Thiel would later lead the boardroom coup that removed Musk as CEO of PayPal while Musk was on his honeymoon. The McLaren ride may have been the last moment of uncomplicated camaraderie between them.
What the Car Meant
There is a reading of the McLaren purchase that dismisses it as simple vanity, a young man with new money buying a flashy toy. I think that reading misses the context. Musk had arrived in North America as a seventeen-year-old with $2,000 and a suitcase of books. He had worked at a lumber mill, cleaned boilers, and shared a computer with his brother while building Zip2 in a small office where they also slept. The McLaren was not just a car. It was tangible evidence that the bet had worked.
The fact that he crashed it and moved on almost immediately tells a different story than vanity. It tells a story about impermanence. Musk treated the McLaren the way he treats most things: as a means to an end, not an end in itself. The car was fun until it was not, and then he had X.com to build.

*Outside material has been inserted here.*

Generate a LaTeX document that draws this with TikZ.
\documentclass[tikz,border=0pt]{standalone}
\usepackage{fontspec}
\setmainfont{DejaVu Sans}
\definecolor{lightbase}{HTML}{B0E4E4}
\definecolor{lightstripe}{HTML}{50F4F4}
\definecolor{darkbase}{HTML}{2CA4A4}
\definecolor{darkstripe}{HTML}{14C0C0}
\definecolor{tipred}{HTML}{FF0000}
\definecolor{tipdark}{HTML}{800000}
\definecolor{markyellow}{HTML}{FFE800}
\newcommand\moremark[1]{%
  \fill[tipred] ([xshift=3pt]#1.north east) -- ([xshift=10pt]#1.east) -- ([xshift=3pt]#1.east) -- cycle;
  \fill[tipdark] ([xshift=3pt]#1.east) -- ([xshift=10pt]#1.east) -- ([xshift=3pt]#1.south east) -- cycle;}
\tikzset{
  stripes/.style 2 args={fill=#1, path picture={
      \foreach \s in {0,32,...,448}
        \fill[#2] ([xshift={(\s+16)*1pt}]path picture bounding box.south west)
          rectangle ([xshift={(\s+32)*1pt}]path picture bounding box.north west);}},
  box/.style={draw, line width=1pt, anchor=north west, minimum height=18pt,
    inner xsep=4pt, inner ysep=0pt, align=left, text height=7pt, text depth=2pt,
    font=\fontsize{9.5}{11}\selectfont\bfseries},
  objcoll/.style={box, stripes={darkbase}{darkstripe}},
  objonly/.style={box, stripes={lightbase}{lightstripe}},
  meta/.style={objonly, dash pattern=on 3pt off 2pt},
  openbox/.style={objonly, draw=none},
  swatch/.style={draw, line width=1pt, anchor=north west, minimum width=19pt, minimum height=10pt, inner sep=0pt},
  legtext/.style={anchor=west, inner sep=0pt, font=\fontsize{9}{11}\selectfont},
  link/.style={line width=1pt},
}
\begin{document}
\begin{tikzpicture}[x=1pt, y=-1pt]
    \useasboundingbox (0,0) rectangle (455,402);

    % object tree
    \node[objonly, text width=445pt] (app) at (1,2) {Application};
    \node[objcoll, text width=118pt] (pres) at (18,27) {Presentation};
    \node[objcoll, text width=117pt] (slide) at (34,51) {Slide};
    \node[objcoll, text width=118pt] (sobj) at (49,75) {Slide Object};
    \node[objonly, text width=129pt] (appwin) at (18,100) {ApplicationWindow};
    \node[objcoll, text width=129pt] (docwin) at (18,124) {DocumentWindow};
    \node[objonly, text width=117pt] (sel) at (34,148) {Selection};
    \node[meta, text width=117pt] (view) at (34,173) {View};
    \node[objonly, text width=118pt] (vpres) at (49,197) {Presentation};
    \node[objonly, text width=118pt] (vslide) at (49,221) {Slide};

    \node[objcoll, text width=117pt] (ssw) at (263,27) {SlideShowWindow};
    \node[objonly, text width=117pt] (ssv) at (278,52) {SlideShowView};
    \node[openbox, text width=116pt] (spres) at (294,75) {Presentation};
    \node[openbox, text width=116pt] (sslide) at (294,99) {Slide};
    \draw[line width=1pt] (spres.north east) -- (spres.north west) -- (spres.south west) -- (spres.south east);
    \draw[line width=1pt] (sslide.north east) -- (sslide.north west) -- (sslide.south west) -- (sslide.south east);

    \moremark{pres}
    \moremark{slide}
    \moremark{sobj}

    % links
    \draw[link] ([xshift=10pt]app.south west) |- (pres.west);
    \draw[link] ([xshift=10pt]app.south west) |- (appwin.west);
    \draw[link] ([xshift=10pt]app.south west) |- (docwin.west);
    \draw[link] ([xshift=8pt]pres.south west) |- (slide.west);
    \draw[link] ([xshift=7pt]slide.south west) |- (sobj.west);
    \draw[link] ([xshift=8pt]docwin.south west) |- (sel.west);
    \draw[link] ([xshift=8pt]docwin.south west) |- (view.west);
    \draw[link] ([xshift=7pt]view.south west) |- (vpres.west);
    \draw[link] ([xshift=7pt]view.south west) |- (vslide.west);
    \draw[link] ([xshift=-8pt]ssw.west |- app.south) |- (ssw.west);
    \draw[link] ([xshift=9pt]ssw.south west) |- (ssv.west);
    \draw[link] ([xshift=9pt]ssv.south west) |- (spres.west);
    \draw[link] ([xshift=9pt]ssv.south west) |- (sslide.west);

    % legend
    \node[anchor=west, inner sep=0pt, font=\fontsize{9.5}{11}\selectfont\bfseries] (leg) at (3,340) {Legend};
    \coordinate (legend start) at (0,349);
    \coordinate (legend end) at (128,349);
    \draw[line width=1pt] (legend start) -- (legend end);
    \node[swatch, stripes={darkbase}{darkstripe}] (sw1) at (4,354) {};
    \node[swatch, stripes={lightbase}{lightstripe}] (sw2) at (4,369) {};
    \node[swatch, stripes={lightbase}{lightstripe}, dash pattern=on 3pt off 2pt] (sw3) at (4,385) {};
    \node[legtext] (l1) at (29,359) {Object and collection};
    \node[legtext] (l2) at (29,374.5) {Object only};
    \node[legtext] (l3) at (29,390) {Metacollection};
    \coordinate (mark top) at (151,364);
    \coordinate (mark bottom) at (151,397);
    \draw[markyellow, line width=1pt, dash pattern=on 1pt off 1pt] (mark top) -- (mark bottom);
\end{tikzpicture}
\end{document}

Remarkably, despite the crash damage, Musk held onto the car for years. He eventually sold it in 2007 at a profit, because the McLaren F1’s rarity meant its value appreciated even in damaged condition. The man who could not be bothered to insure a million-dollar car ended up making money on the deal.
Risk as Identity
The McLaren story would be just a colorful anecdote if it existed in isolation. But it does not. It sits in a long chain of moments where Musk absorbed enormous financial risk with what appears to be genuine indifference to the possibility of total loss. After PayPal sold to eBay, Musk put essentially everything into three ventures that experts considered likely to fail. SpaceX nearly went bankrupt after three consecutive rocket explosions. Tesla came within days of running out of cash in 2008. The road from Zip2 to X.com had already shown this pattern: Musk poured his Zip2 earnings into X.com with no safety net, funded in part by Greg Kouri’s early bet.
The McLaren crash was not the moment that defined Musk’s risk tolerance. But it was the most literal, physical expression of it: a million-dollar machine, no insurance, maximum speed, and a response to the wreckage that amounted to “that was intense.” Whether you find that inspiring or reckless probably depends on whether you believe the future belongs to people who calculate their bets or to people who refuse to calculate at all.
I think the answer, as usual, is somewhere in between. But the image stays with me: a car flying like a discus on Sand Hill Road, two future billionaires walking away from the wreck, and a journey that was just getting started.
Sources
- Vance, A. Elon Musk: Tesla, SpaceX, and the Quest for a Fantastic Future. Ecco, 2015.
- Isaacson, W. Elon Musk. Simon & Schuster, 2023.
- CNN. “Elon Musk McLaren F1 Delivery.” 1999.
- Bilton, N. “Elon Musk’s Appetite for Destruction.” New York Times, October 2017.
- Chafkin, M. The Contrarian: Peter Thiel and Silicon Valley’s Pursuit of Power. Penguin Press, 2021.
- Fortune Magazine. “The PayPal Mafia.” November 2007.